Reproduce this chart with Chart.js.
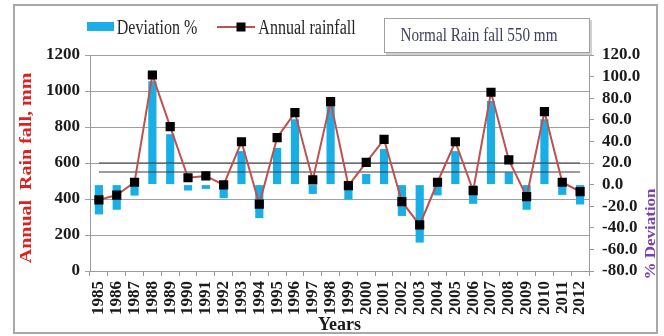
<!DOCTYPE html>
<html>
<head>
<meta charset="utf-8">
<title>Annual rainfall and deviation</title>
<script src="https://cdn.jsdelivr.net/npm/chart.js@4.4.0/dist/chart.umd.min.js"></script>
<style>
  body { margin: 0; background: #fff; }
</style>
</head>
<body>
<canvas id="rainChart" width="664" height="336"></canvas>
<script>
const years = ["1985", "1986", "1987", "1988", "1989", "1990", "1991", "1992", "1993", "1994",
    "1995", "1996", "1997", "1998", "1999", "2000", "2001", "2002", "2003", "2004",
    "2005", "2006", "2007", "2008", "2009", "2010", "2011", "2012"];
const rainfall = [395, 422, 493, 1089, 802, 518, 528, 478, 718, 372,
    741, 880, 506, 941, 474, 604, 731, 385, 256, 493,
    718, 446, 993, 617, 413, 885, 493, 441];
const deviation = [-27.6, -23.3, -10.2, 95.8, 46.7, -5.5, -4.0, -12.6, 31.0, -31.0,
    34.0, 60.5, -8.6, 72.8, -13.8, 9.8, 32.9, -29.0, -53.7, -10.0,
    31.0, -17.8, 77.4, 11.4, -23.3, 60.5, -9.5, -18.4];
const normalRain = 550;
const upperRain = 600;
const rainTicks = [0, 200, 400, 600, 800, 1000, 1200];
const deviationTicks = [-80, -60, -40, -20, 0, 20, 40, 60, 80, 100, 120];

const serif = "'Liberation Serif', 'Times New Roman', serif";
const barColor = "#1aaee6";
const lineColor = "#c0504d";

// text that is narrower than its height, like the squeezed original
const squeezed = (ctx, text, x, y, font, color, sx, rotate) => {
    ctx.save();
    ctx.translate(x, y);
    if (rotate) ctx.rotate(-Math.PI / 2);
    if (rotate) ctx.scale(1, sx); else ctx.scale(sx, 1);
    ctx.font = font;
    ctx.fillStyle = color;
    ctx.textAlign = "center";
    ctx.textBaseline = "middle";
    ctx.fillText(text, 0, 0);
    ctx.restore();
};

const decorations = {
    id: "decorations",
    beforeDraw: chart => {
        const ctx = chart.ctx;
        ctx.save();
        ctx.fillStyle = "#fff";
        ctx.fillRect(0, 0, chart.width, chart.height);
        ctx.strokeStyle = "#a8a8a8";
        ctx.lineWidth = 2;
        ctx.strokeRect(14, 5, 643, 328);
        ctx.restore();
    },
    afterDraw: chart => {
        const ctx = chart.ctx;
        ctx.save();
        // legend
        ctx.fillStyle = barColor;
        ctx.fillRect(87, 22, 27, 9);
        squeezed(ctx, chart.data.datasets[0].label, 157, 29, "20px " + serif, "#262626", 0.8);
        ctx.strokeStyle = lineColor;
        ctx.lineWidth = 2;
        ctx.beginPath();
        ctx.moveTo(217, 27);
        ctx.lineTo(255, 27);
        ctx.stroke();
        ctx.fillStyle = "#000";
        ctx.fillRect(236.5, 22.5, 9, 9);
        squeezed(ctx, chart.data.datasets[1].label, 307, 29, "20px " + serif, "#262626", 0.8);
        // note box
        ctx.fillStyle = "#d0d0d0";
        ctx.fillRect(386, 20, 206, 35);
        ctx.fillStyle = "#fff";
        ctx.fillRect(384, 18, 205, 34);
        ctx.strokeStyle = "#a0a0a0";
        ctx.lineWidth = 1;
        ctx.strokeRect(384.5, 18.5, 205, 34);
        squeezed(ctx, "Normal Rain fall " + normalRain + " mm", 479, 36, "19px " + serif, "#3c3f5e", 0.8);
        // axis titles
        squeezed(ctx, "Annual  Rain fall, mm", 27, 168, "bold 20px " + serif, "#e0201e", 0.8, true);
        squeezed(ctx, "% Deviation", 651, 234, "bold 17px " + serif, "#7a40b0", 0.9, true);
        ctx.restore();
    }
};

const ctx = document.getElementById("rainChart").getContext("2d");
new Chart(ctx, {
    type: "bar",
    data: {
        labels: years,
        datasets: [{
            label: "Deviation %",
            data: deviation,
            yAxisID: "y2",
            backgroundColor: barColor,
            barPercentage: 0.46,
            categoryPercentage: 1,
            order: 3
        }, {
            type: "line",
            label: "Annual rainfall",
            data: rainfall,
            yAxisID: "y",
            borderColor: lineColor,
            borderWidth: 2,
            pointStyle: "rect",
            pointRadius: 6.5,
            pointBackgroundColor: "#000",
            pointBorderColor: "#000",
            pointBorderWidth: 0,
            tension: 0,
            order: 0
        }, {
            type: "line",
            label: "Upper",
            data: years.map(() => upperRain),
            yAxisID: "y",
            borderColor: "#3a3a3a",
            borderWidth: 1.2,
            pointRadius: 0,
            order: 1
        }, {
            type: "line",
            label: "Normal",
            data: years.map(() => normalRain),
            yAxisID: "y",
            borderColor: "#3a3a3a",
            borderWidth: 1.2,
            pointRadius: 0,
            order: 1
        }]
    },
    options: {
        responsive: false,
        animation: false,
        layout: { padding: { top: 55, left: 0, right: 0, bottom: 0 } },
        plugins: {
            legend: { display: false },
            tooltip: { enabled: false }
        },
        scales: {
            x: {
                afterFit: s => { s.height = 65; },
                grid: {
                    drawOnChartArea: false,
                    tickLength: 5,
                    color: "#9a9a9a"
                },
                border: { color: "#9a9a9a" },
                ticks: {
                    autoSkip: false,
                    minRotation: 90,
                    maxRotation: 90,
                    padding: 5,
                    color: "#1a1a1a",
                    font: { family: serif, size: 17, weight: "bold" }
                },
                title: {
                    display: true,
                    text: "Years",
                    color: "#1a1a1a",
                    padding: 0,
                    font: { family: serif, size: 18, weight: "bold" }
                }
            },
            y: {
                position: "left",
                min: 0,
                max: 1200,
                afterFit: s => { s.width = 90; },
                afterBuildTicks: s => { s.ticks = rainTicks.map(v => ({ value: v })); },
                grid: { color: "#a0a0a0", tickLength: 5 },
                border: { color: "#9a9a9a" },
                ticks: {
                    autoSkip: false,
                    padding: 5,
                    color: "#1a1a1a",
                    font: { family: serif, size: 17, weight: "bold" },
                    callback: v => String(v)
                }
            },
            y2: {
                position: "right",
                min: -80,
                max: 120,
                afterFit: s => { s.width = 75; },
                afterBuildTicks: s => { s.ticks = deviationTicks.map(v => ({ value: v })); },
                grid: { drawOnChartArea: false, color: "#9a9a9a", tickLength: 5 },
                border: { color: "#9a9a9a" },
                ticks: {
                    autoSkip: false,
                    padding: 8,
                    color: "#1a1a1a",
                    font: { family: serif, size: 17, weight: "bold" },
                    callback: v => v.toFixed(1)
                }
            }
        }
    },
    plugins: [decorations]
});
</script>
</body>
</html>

--------

• Task objective
Output each line exactly; omit every picture.

• Final answer
Reproduce this chart with Chart.js.
<!DOCTYPE html>
<html>
<head>
<meta charset="utf-8">
<title>Annual rainfall and deviation</title>
<script src="https://cdn.jsdelivr.net/npm/chart.js@4.4.0/dist/chart.umd.min.js"></script>
<style>
  body { margin: 0; background: #fff; }
</style>
</head>
<body>
<canvas id="rainChart" width="664" height="336"></canvas>
<script>
const years = ["1985", "1986", "1987", "1988", "1989", "1990", "1991", "1992", "1993", "1994",
    "1995", "1996", "1997", "1998", "1999", "2000", "2001", "2002", "2003", "2004",
    "2005", "2006", "2007", "2008", "2009", "2010", "2011", "2012"];
const rainfall = [395, 422, 493, 1089, 802, 518, 528, 478, 718, 372,
    741, 880, 506, 941, 474, 604, 731, 385, 256, 493,
    718, 446, 993, 617, 413, 885, 493, 441];
const deviation = [-27.6, -23.3, -10.2, 95.8, 46.7, -5.5, -4.0, -12.6, 31.0, -31.0,
    34.0, 60.5, -8.6, 72.8, -13.8, 9.8, 32.9, -29.0, -53.7, -10.0,
    31.0, -17.8, 77.4, 11.4, -23.3, 60.5, -9.5, -18.4];
const normalRain = 550;
const upperRain = 600;
const rainTicks = [0, 200, 400, 600, 800, 1000, 1200];
const deviationTicks = [-80, -60, -40, -20, 0, 20, 40, 60, 80, 100, 120];

const serif = "'Liberation Serif', 'Times New Roman', serif";
const barColor = "#1aaee6";
const lineColor = "#c0504d";

// text that is narrower than its height, like the squeezed original
const squeezed = (ctx, text, x, y, font, color, sx, rotate) => {
    ctx.save();
    ctx.translate(x, y);
    if (rotate) ctx.rotate(-Math.PI / 2);
    if (rotate) ctx.scale(1, sx); else ctx.scale(sx, 1);
    ctx.font = font;
    ctx.fillStyle = color;
    ctx.textAlign = "center";
    ctx.textBaseline = "middle";
    ctx.fillText(text, 0, 0);
    ctx.restore();
};

const decorations = {
    id: "decorations",
    beforeDraw: chart => {
        const ctx = chart.ctx;
        ctx.save();
        ctx.fillStyle = "#fff";
        ctx.fillRect(0, 0, chart.width, chart.height);
        ctx.strokeStyle = "#a8a8a8";
        ctx.lineWidth = 2;
        ctx.strokeRect(14, 5, 643, 328);
        ctx.restore();
    },
    afterDraw: chart => {
        const ctx = chart.ctx;
        ctx.save();
        // legend
        ctx.fillStyle = barColor;
        ctx.fillRect(87, 22, 27, 9);
        squeezed(ctx, chart.data.datasets[0].label, 157, 29, "20px " + serif, "#262626", 0.8);
        ctx.strokeStyle = lineColor;
        ctx.lineWidth = 2;
        ctx.beginPath();
        ctx.moveTo(217, 27);
        ctx.lineTo(255, 27);
        ctx.stroke();
        ctx.fillStyle = "#000";
        ctx.fillRect(236.5, 22.5, 9, 9);
        squeezed(ctx, chart.data.datasets[1].label, 307, 29, "20px " + serif, "#262626", 0.8);
        // note box
        ctx.fillStyle = "#d0d0d0";
        ctx.fillRect(386, 20, 206, 35);
        ctx.fillStyle = "#fff";
        ctx.fillRect(384, 18, 205, 34);
        ctx.strokeStyle = "#a0a0a0";
        ctx.lineWidth = 1;
        ctx.strokeRect(384.5, 18.5, 205, 34);
        squeezed(ctx, "Normal Rain fall " + normalRain + " mm", 479, 36, "19px " + serif, "#3c3f5e", 0.8);
        // axis titles
        squeezed(ctx, "Annual  Rain fall, mm", 27, 168, "bold 20px " + serif, "#e0201e", 0.8, true);
        squeezed(ctx, "% Deviation", 651, 234, "bold 17px " + serif, "#7a40b0", 0.9, true);
        ctx.restore();
    }
};

const ctx = document.getElementById("rainChart").getContext("2d");
new Chart(ctx, {
    type: "bar",
    data: {
        labels: years,
        datasets: [{
            label: "Deviation %",
            data: deviation,
            yAxisID: "y2",
            backgroundColor: barColor,
            barPercentage: 0.46,
            categoryPercentage: 1,
            order: 3
        }, {
            type: "line",
            label: "Annual rainfall",
            data: rainfall,
            yAxisID: "y",
            borderColor: lineColor,
            borderWidth: 2,
            pointStyle: "rect",
            pointRadius: 6.5,
            pointBackgroundColor: "#000",
            pointBorderColor: "#000",
            pointBorderWidth: 0,
            tension: 0,
            order: 0
        }, {
            type: "line",
            label: "Upper",
            data: years.map(() => upperRain),
            yAxisID: "y",
            borderColor: "#3a3a3a",
            borderWidth: 1.2,
            pointRadius: 0,
            order: 1
        }, {
            type: "line",
            label: "Normal",
            data: years.map(() => normalRain),
            yAxisID: "y",
            borderColor: "#3a3a3a",
            borderWidth: 1.2,
            pointRadius: 0,
            order: 1
        }]
    },
    options: {
        responsive: false,
        animation: false,
        layout: { padding: { top: 55, left: 0, right: 0, bottom: 0 } },
        plugins: {
            legend: { display: false },
            tooltip: { enabled: false }
        },
        scales: {
            x: {
                afterFit: s => { s.height = 65; },
                grid: {
                    drawOnChartArea: false,
                    tickLength: 5,
                    color: "#9a9a9a"
                },
                border: { color: "#9a9a9a" },
                ticks: {
                    autoSkip: false,
                    minRotation: 90,
                    maxRotation: 90,
                    padding: 5,
                    color: "#1a1a1a",
                    font: { family: serif, size: 17, weight: "bold" }
                },
                title: {
                    display: true,
                    text: "Years",
                    color: "#1a1a1a",
                    padding: 0,
                    font: { family: serif, size: 18, weight: "bold" }
                }
            },
            y: {
                position: "left",
                min: 0,
                max: 1200,
                afterFit: s => { s.width = 90; },
                afterBuildTicks: s => { s.ticks = rainTicks.map(v => ({ value: v })); },
                grid: { color: "#a0a0a0", tickLength: 5 },
                border: { color: "#9a9a9a" },
                ticks: {
                    autoSkip: false,
                    padding: 5,
                    color: "#1a1a1a",
                    font: { family: serif, size: 17, weight: "bold" },
                    callback: v => String(v)
                }
            },
            y2: {
                position: "right",
                min: -80,
                max: 120,
                afterFit: s => { s.width = 75; },
                afterBuildTicks: s => { s.ticks = deviationTicks.map(v => ({ value: v })); },
                grid: { drawOnChartArea: false, color: "#9a9a9a", tickLength: 5 },
                border: { color: "#9a9a9a" },
                ticks: {
                    autoSkip: false,
                    padding: 8,
                    color: "#1a1a1a",
                    font: { family: serif, size: 17, weight: "bold" },
                    callback: v => v.toFixed(1)
                }
            }
        }
    },
    plugins: [decorations]
});
</script>
</body>
</html>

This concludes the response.